Of the three potential candidates, BOI can be ruled out straight away. It received a much smaller bailout, the state always held a relatively small stake, and it only went back to private ownership last year. It’s unlikely to return anytime soon.

AIB is also unlikely. The state’s shareholding has just dropped below the 50% threshold, and a large commercial alternative to Bank of Ireland is needed.

That would leave Permanent TSB, where the state still has a shareholding of just under 60%. The lender would likely be the most logical choice. While it has sometimes struggled to distinguish itself in a market dominated by the other two main players, it has recently been bolstered after acquiring a big chunk of Ulster Bank’s former loanbook.

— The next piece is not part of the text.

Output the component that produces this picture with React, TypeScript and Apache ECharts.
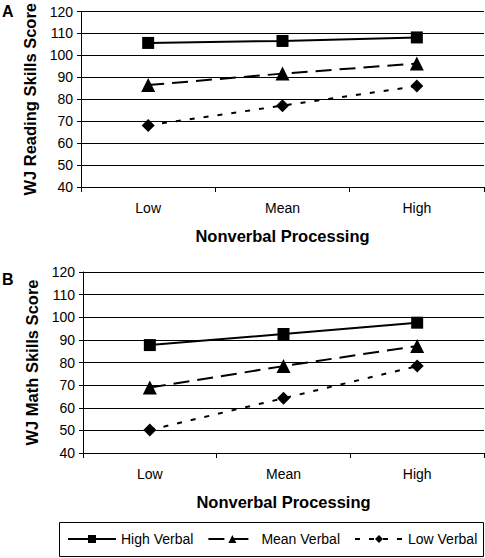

A state-owned Permanent TSB could provide a real alternative to AIB and BOI, something which is desperately needed in Irish banking.

The logic of privatising the banking sector, as well as other industries, is to foster healthy private competition and provide a good market to consumers. But Irish banking is one of the least competitive sectors in Europe. This creates all sorts of issues, such as uncompetitive pricing, which analysts would argue can already be seen in Ireland given how slow banks have been to increase deposit rates for savers, despite enjoying massive profits.

This is something the government itself clearly recognises is a problem. After Ulster Bank announced its withdrawal from the Irish market, then-Tánaiste Leo Varadkar said the government would “support” the creation of a “third force” in Irish banking. Opposition figures called on the state to establish a third pillar bank.

The state already has a major role in many industries, from energy with the ESB, to transport with the likes of Irish Rail and DAA. The state also already owns a bank with the possibility to grow and provide desperately-needed competition in an uncompetitive market.

If, as ECB researchers argue, a mix of State and private owned lenders would be better overall, it could be at least worth considering. If the government is truly serious about creating a long-talked about ‘third force’ in Irish banking, the answer could be staring it in the face.